We began to suspect something was wrong when we re-entered British Columbia, since our next border should have been customs at Port Alcan. Well, Richard began to suspect something was wrong. Still drowsy, I espoused the theory that British Columbia had just put up the sign in the wrong place. About 45 minutes from Haines Junction we were stopped by a flagman (woman) to wait for a pilot car to lead us through the construction zone. In a land where there are only a few short months to improve the roads and correct for the roller-coaster-like frost heave, we found ourselves waiting for pilot cars a number of times. Richard got out and asked:
“Is this the road to Haines?”
We did not want to go to Haines. The woman confirmed his suspicion and laughed, not unkindly, knowing how long we had come out of our way.
On our last day of travel, more than 4,300 miles from our start, a hazard light on the dashboard warned of a flat tire. We were in the final stretch, on a dirt and gravel road 20 miles from a B&B that ostensibly offered tire services and free coffee. A visual inspection showed nothing amiss, so we decided to go on 10 more miles and check again. Sure enough, my left rear tire had lost its characteristic firm, round quality. We felt every rock and bump in the road acutely as the Forester limped the final 10 miles.
We drove up the steep dirt driveway of the B&B. A man with a gray beard looked handy, standing as he was on a ladder nailing tarpaper onto some sort of extension to the main house.
“We seem to have a flat tire,” I told him.
“You’ll need to talk to Jennifer” he said, motioning toward the lodge-like house.
I found Jennifer at work in the kitchen. She offered coffee, and we accepted. Jennifer conferred with the man on the ladder, who confessed to being less handy than he looked. As he and I were similarly useless in this situation, we passed the time chatting about his real passion: bow-hunting. He was working for his room and board in order to be able to stay in this caribou and caribou-hunter’s paradise.

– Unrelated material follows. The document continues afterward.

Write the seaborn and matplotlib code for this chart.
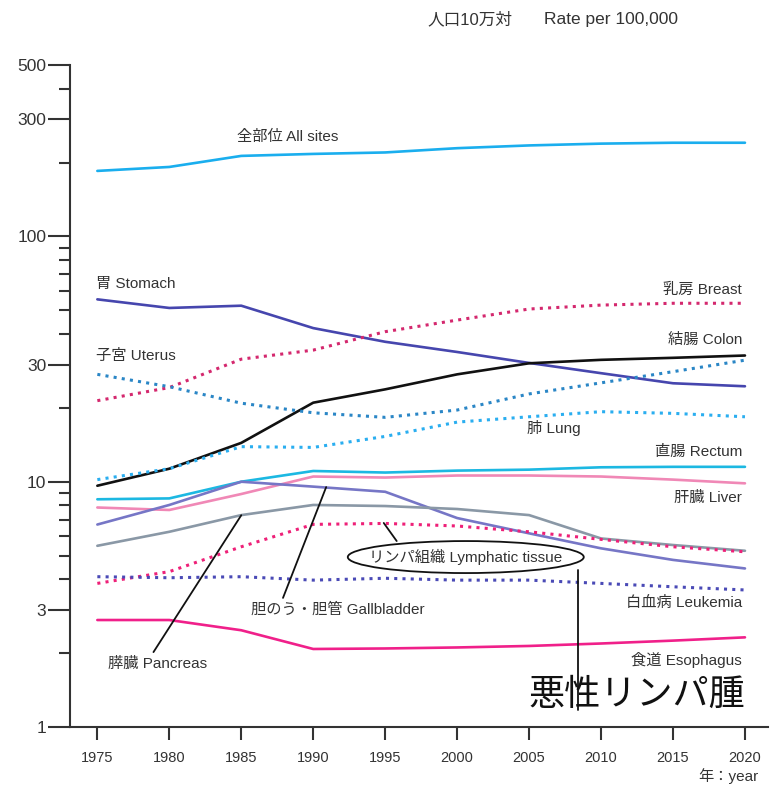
import numpy as np
import pandas as pd
import matplotlib
matplotlib.use("Agg")
import matplotlib.pyplot as plt
import seaborn as sns
from matplotlib.patches import Ellipse

# --- datos (tasa por 100.000 habitantes) ---
years = [1975, 1980, 1985, 1990, 1995, 2000, 2005, 2010, 2015, 2020]

all_sites   = [185, 192, 213, 217, 220, 229, 235, 239, 241, 241]
stomach     = [55.4, 51.1, 52.2, 42.3, 37.2, 33.8, 30.5, 27.7, 25.2, 24.5]
breast      = [21.4, 24.2, 31.6, 34.4, 40.9, 45.6, 50.6, 52.5, 53.4, 53.4]
colon       = [9.63, 11.3, 14.4, 21.0, 23.8, 27.4, 30.4, 31.4, 32.0, 32.7]
uterus      = [27.4, 24.4, 20.9, 19.1, 18.3, 19.6, 22.8, 25.3, 28.1, 31.3]
lung        = [10.2, 11.3, 13.9, 13.8, 15.3, 17.5, 18.4, 19.3, 19.0, 18.4]
rectum      = [8.48, 8.55, 10.0, 11.06, 10.9, 11.1, 11.2, 11.45, 11.5, 11.5]
liver       = [7.85, 7.67, 8.91, 10.5, 10.4, 10.6, 10.6, 10.5, 10.2, 9.85]
gallbladder = [6.69, 8.04, 10.0, 9.55, 9.1, 7.11, 6.16, 5.35, 4.80, 4.43]
pancreas    = [5.48, 6.25, 7.31, 8.04, 7.96, 7.74, 7.31, 5.87, 5.52, 5.23]
lymphatic   = [3.85, 4.30, 5.43, 6.70, 6.76, 6.60, 6.25, 5.82, 5.43, 5.18]
leukemia    = [4.10, 4.06, 4.10, 3.97, 4.04, 3.97, 3.97, 3.85, 3.73, 3.62]
esophagus   = [2.73, 2.73, 2.48, 2.08, 2.09, 2.11, 2.14, 2.19, 2.25, 2.32]

y_major = [1, 3, 10, 30, 100, 300, 500]
y_minor = [2, 4, 5, 6, 7, 8, 9, 20, 40, 50, 60, 70, 80, 90, 200, 400]

# (serie, color, estilo)
series = [
    (all_sites, "#1aaeee", "-"),
    (stomach, "#4646ae", "-"),
    (breast, "#d4286e", ":"),
    (colon, "#111111", "-"),
    (uterus, "#2a86c6", ":"),
    (lung, "#2aaef0", ":"),
    (rectum, "#1cb8e2", "-"),
    (liver, "#f088b6", "-"),
    (gallbladder, "#7676c6", "-"),
    (pancreas, "#8a98a6", "-"),
    (lymphatic, "#ee2078", ":"),
    (leukemia, "#4a4ab6", ":"),
    (esophagus, "#f0208a", "-"),
]

sns.set_style("ticks")
plt.rcParams["font.family"] = ["Liberation Sans", "Noto Sans CJK JP", "DejaVu Sans"]

fig = plt.figure(figsize=(7.71, 7.88), dpi=100)
ax = fig.add_axes([70 / 771, 1 - 727 / 788, 698 / 771, 662 / 788])

for vals, col, ls in series:
    if ls == ":":
        sns.lineplot(x=years, y=vals, ax=ax, color=col, linewidth=2.2,
                     linestyle=(0, (1.0, 1.7)))
    else:
        sns.lineplot(x=years, y=vals, ax=ax, color=col, linewidth=1.9)

ax.set_yscale("log")
ax.set_xlim(1973.1, 2021.6)
ax.set_ylim(1, 500)
ax.set_yticks(y_major)
ax.set_yticklabels([str(v) for v in y_major])
ax.set_yticks(y_minor, minor=True)
ax.set_yticklabels([], minor=True)
ax.set_xticks(years)
ax.set_xticklabels([str(y) for y in years])

for s in ["top", "right"]:
    ax.spines[s].set_visible(False)
for s in ["left", "bottom"]:
    ax.spines[s].set_linewidth(1.5)
    ax.spines[s].set_color("#333333")
ax.tick_params(axis="y", which="major", length=16, width=1.5, color="#333333",
               labelsize=12.5, labelcolor="#333333", pad=1)
ax.tick_params(axis="y", which="minor", length=8, width=1.5, color="#333333")
ax.tick_params(axis="x", which="major", length=9, width=1.5, color="#333333",
               labelsize=10.5, labelcolor="#333333", pad=8)
ax.set_xlabel("")
ax.set_ylabel("")

txt = dict(fontsize=11, color="#333333", va="center")
ax.text(1988.2, 254, "全部位 All sites", ha="center", **txt)
ax.text(1974.9, 64.0, "胃 Stomach", ha="left", **txt)
ax.text(1974.9, 32.5, "子宮 Uterus", ha="left", **txt)
ax.text(2019.8, 60.5, "乳房 Breast", ha="right", **txt)
ax.text(2019.8, 37.8, "結腸 Colon", ha="right", **txt)
ax.text(2006.7, 16.6, "肺 Lung", ha="center", **txt)
ax.text(2019.8, 13.2, "直腸 Rectum", ha="right", **txt)
ax.text(2019.8, 8.58, "肝臓 Liver", ha="right", **txt)
ax.text(2019.8, 3.20, "白血病 Leukemia", ha="right", **txt)
ax.text(2019.8, 1.875, "食道 Esophagus", ha="right", **txt)
ax.text(1991.7, 3.0, "胆のう・胆管 Gallbladder", ha="center", **txt)
ax.text(1979.2, 1.81, "膵臓 Pancreas", ha="center", **txt)
ax.text(2000.6, 4.93, "リンパ組織 Lymphatic tissue", ha="center", **txt)
ax.text(2020.0, 1.35, "悪性リンパ腫", ha="right", va="center", fontsize=26,
        color="#111111", family=["Noto Sans CJK JP"])

# líneas indicadoras
ax.plot([1985.0, 1978.9], [7.3, 2.02], color="#111111", lw=1.3)
ax.plot([1990.9, 1987.9], [9.51, 3.36], color="#111111", lw=1.3)
ax.plot([1994.9, 1995.8], [6.79, 5.73], color="#111111", lw=1.3)
ax.plot([2008.4, 2008.4], [4.37, 1.17], color="#111111", lw=1.3)

# elipse alrededor de "Lymphatic tissue" (en coordenadas del eje)
xmin, xmax = ax.get_xlim()
ex = (2000.6 - xmin) / (xmax - xmin)
ey = np.log10(4.93) / np.log10(500)
ax.add_patch(Ellipse((ex, ey), 236 / 698, 32 / 662, transform=ax.transAxes,
                     fill=False, edgecolor="#111111", lw=1.3))

fig.text(470 / 771, 0.975, "人口10万対", ha="center", va="center",
         fontsize=12, color="#333333")
fig.text(611 / 771, 0.975, "Rate per 100,000", ha="center", va="center",
         fontsize=12.5, color="#333333")
fig.text(0.905, 0.015, "年：year", ha="left", va="center", fontsize=11,
         color="#333333")

fig.savefig("out.png", dpi=100)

Jennifer emerged from the house with a young man in his early 20’s; Benedict said he had fixed three or four tires in his life. That was more than the rest of us combined, so he got the job. It took a while to unload the car sufficiently to get to the jack and spare. Richard positioned the jack, and Benedict took over from there. A rock emerged from the tire; it was the shape of a nail but considerably thicker. Benedict patched the tire, and the three men decided to put a lot more air than was called for, “just to be safe.”
“What do I owe you?” I asked Benedict. He shrugged and sent me back to Jennifer.
“Whatever it’s worth to you,” Jennifer told me. “Just pay the kid.”
Whatever it’s worth to me? That was not the answer I was looking for. I was less than 40 miles from my destination, the cabin where Gary was waiting for me. We had emailed ahead a few hours earlier and told him we’d be there for dinner. The going rate for the tire fix? Probably twenty dollars. What did I pay? Sixty dollars. What was it worth to me? Priceless.
When we got to the cabin, Ella found us first. She wriggled and wagged and talked and leapt. Her paws on my shoulders, she hugged me and kissed me copiously. Who knows where her mouth had been, and who cares? This language we share, and after almost three months apart we had a lot to say to each other.
With Ella about, I knew Gary couldn’t be far, but we waited for an endless moment, Richard, Ella and I, in front of the cabin. And then he emerged.